Elçin Poyrazlar

Dış politika dümeni

14 Temmuz 2023 Cuma

Ankara’nın Litvanya’nın başkenti Vilnius’ta düzenlenen NATO Zirvesi’nde İsveç’in üyeliğine yeşil ışık yakması bu hafta dünya gündeminin en önemli maddesiydi. Cumhurbaşkanı Tayyip Erdoğan’ın İsveç’te yaşanan Kuran yakma eylemleri ve terörle mücadele konusunda Stockholm’e yönelik eleştirel dili zirve tarihine kadar devam etti. Hatta Erdoğan’ın NATO Zirvesi’ne gitmeden önce İsveç’in NATO üyeliğini, Türkiye’nin Avrupa Birliği (AB) üyeliğine bağlaması Ankara’nın işi yokuşa sürdüğü yorumlarına neden oldu. 

Türkiye’nin bu yönetim ve bu ihlaller altında üye olamayacağı kanısı AB başkentlerinde ne zamandır kabul edilmiş bir gerçek. AB Komisyonu Erdoğan’ın bu hamlesi karşısında iki sürecin birbirinden bütünüyle bağımsız olduğu açıklamasını yapmak durumunda kaldı. Erdoğan’ın tutumunu çok büyük olasılıkla zirve öncesi ABD Başkanı Joe Biden ile yaptığı konuşma değiştirdi. Erdoğan, İsveç’in NATO üyeliğine karşılık ABD yönetiminin F-16 savaş uçaklarının Ankara’ya satışına onay vermesini istiyordu. Her iki ülke de resmi açıklamalarında bu iki meselenin birbirine bağlı olmadığını ifade etse de kapalı kapılar ardında süren çetin pazarlıklar tam tersini gösteriyordu. Erdoğan Biden’dan F-16 satışına yönelik bir söz almadan elindeki İsveç kozunu harcaması gerçekçi değil. Avrupa ülkelerinin ve ABD’nin son dönemde İsveç diplomasisini hızlandırmış ve Ankara’yı bu konuda ikna etmek için baskıları artırmış olmasına rağmen…

RUSYA POLİTİKASI

Erdoğan’ın dış ilişkilerde prensipler ya da ittifaklardan çok alışverişe dayalı pragmatik yaklaşımı ve ABD’nin Rusya karşıtlığı üstünden kurduğu politika blokajın açılmasını sağladı. 

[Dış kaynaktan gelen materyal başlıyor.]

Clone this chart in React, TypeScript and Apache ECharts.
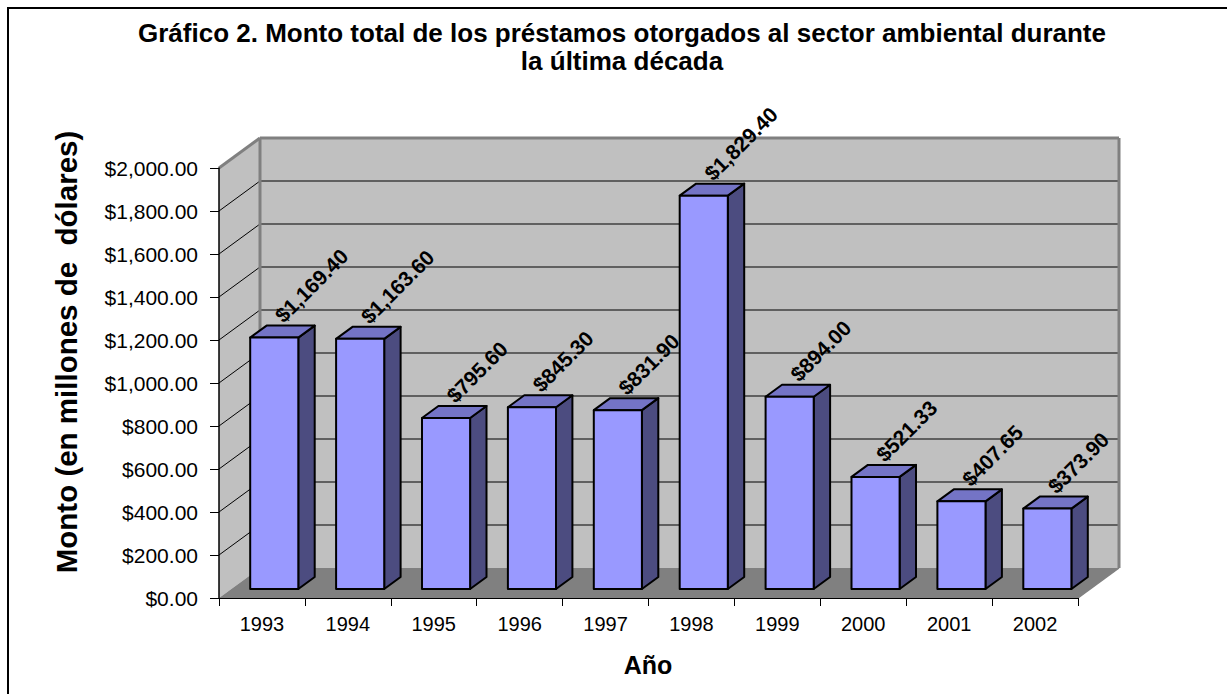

Burada rol oynayan birkaç faktör daha var. Bunlardan ilki Türk-Rus ilişkilerinde gelinen nokta. Ukrayna Devlet Başkanı Volodimir Zelenkski’nin bu haftaki Türkiye ziyaretinde Ankara’nın arabulucu rolüne soyunmaya hazır olduğunu göstermesi sadece Batı’ya değil aynı zamanda Rusya’ya da mesajdı. Üstelik Erdoğan’ın Ukrayna’nın NATO üyeliğine açık destek vermesi buna temkinli yaklaşan ABD ve Almanya başta olmak üzere Batı kanadının pozisyonundan daha ileri bir adımdı. Zelenski’nin Ankara’nın aracılık ettiği esir anlaşması sonucu Türkiye’de tutulan eski beş komutanını da alarak Ukrayna’ya getirmesi ve bunu Rusya’nın kınaması hangi safta konumlanmak istendiğinin açık işareti oldu. 

BAĞIMSIZLIK ŞARTI

Haziran ayında paralı asker grubu Wagner’in Rusya Devlet Başkanı Vladimir Putin ve ordu komutanlarına karşı isyan başlatması Putin’in gücü ve kalıcılığı hakkında soru işaretleri yaratmıştı. Putin, Wagner Grubu’nun darbe girişiminin ardından daha zayıf bir lider olarak görülüyor. Seçimlerin ardından yeni bir ekonomik model ve dış politika iddiasında olan Türk hükümetiyle ilgili bu haftaki analizler yüzünü yeniden Batı’ya çevirdiği yönündeydi. Putin’in ısrarla altını çizdiği Türkiye’nin bağımsız dış politikası” ancak ülkenin ekonomik anlamda bütünüyle bağımsız gücünü kazandığında gerçekleşebilir. O güne kadar Türkiye’nin pek de dışına çıkamayacağı patika bellidir.